Count regular, run-of-the-mill payments from Medicare as the next ‘what-if’ if the U.S. Supreme Court rejects the Affordable Care Act of 2010 (ACA) in whole or in part.
Included in those broad strokes of uncertainty are quarterly bonus payments the Centers for Medicare and Medicaid Services (CMS) make to practitioners in Geographic Health Professional Shortage Area designations.
In case you are unaware, a May 3 article from the Associated Press quoted Dr. Donald Berwick, former Centers for Medicare and Medicaid Services administrator, saying that so much has changed in the past two years since the ACA was enacted, that throwing-out even portions of the law could cause delays and errors. The Associated Press also interviewed Tom Scully, former CMS Administrator in the Bush administration, who disagreed with Berwick.
Whether there are problems or not, uncertainty is always unwelcome with Medicare payments to healthcare providers. The Associated Press avoided diving deeply into details of the issues and programs involved, but the 10-percent Medicare bonuses paid to physicians in a Geographic HPSA as well as 20-percent bonuses to qualified surgeons and primary care providers are all based on CMS billing and could be affected if there are changes in the healthcare bill’s structure.
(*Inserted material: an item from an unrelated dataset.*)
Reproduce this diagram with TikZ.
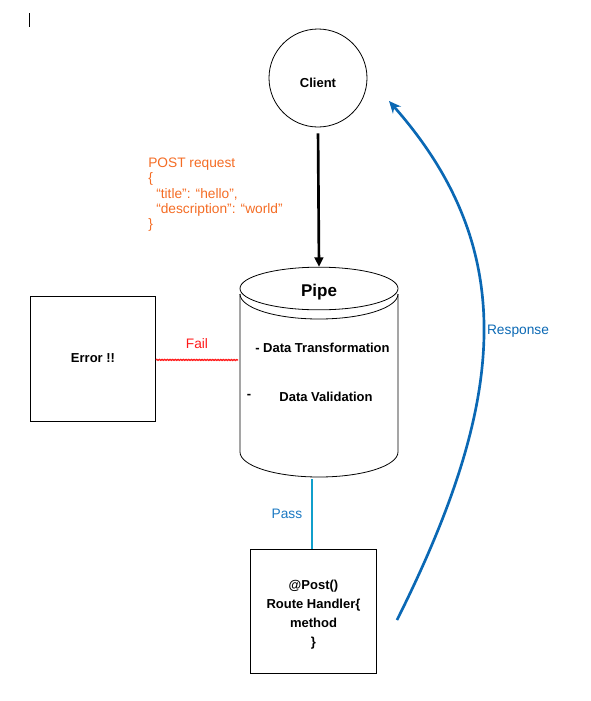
\documentclass[tikz,border=0pt]{standalone}
\usepackage{fontspec}
\setmainfont{Liberation Sans}
\usetikzlibrary{arrows.meta, positioning, shapes.geometric, decorations.pathmorphing}
\definecolor{reqorange}{HTML}{F46C24}
\definecolor{failred}{HTML}{FF1A1A}
\definecolor{passcyan}{HTML}{109FCB}
\definecolor{passblue}{HTML}{1A78C2}
\definecolor{respblue}{HTML}{0A68B4}
\newcommand{\boxfont}{\fontsize{9.75}{14.25}\selectfont\bfseries}
\newcommand{\notefont}{\fontsize{10.3}{11.5}\selectfont}

\begin{document}
\begin{tikzpicture}[x=0.75pt, y=-0.75pt, >=Stealth]
    \useasboundingbox (0,0) rectangle (591,701);
    % Cursor mark
    \draw[line width=0.6pt] (29,13) -- (29,27);

    % Client
    \node[circle, draw, line width=0.6pt, minimum size=73.5pt, inner sep=0pt, text height=14.4pt, text depth=0pt, font=\boxfont] (client) at (318,78) {Client};

    % Request body
    \node[anchor=north west, align=left, inner sep=0pt, text=reqorange, font=\notefont] (request) at (148,157.5)
        {POST request\\\{\\\hspace*{6pt}“title”: “hello”,\\\hspace*{6pt}“description”: “world”\\\}};

    % Pipe cylinder
    \draw[line width=0.6pt] (240,294) -- (240,452) arc[start angle=180, end angle=0, x radius=79, y radius=25] -- (398,294);
    \draw[line width=0.6pt] (240,294) arc[start angle=180, end angle=0, x radius=79, y radius=25];
    \node[ellipse, draw, fill=white, line width=0.6pt, minimum width=118.5pt, minimum height=32pt, inner sep=0pt, text height=12.5pt, text depth=0pt, font=\fontsize{12.75}{14}\selectfont\bfseries] (pipe) at (319,288.5) {Pipe};
    \node[anchor=west, inner sep=0pt, font=\boxfont] (transform) at (255,348) {- Data Transformation};
    \node[inner sep=0pt, font=\boxfont] (dash) at (249,396) {-};
    \node[inner sep=0pt, font=\boxfont] (validate) at (326,397) {Data Validation};

    % Request arrow
    \draw[-{Triangle[length=7pt, width=6.5pt]}, line width=2pt, shorten <=4.5pt] (client.south) -- (pipe.north);

    % Error and fail line
    \node[draw, line width=0.6pt, minimum size=93.75pt, inner sep=0pt, font=\boxfont] (error) at (93,358.5) {Error !!};
    \coordinate (pipeleft) at (238,360);
    \draw[failred, line width=1pt, decorate, decoration={snake, amplitude=0.35pt, segment length=2pt}] ([yshift=-1pt]error.east) -- (pipeleft)
        node[midway, above=5pt, text=failred, font=\notefont] (fail) {Fail};

    % Route handler and pass line
    \node[draw, line width=0.6pt, minimum width=94.5pt, minimum height=93pt, inner sep=0pt, align=center, font=\boxfont] (handler) at (313.5,611)
        {\rule{0pt}{12pt}@Post()\\Route Handler\{\\method\\\}};
    \coordinate (pipebottom) at (312,479);
    \draw[passcyan, line width=2pt] (pipebottom) -- (handler.north -| pipebottom)
        node[midway, left=3pt, text=passblue, font=\notefont] (pass) {Pass};

    % Response arrow
    \coordinate (respstart) at (397,620);
    \coordinate (respend) at (389,101);
    \draw[-{Stealth[length=9pt, width=8pt]}, respblue, line width=2pt] (respstart) .. controls (505,404) and (522,252) .. (respend);
    \node[text=respblue, font=\notefont] (response) at (518,331) {Response};
\end{tikzpicture}
\end{document}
HPSA Acumen staffers who have researched the issue say the best advice available to practitioners and billing offices is to keep close track of Medicare billing records and quickly flag payments that do not match local records or expected amounts.
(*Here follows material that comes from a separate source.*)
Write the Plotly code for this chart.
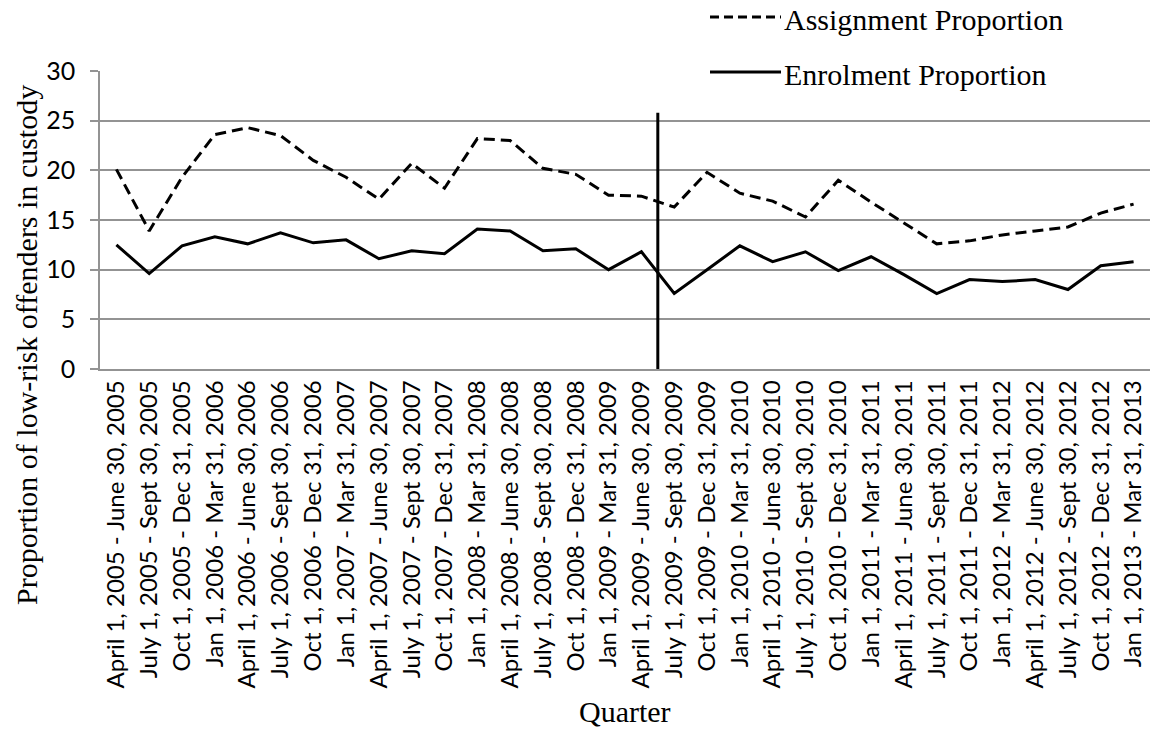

The extra diligence is important now, before the Supreme Court hands down a ruling and immediately afterward, so offices can catch payment errors more easily. But even more importantly, the Associated Press openly speculated that CMS might have to refund the difference between Medicare payments reduced by ACA in the past two years and what they would have been before ACA.
If that is even a possibility, the potential refund amounts would be astounding, not to mention the additional paperwork involved – meaning good record keeping would be even more important to possibly substantiate higher payments for claims since 2010.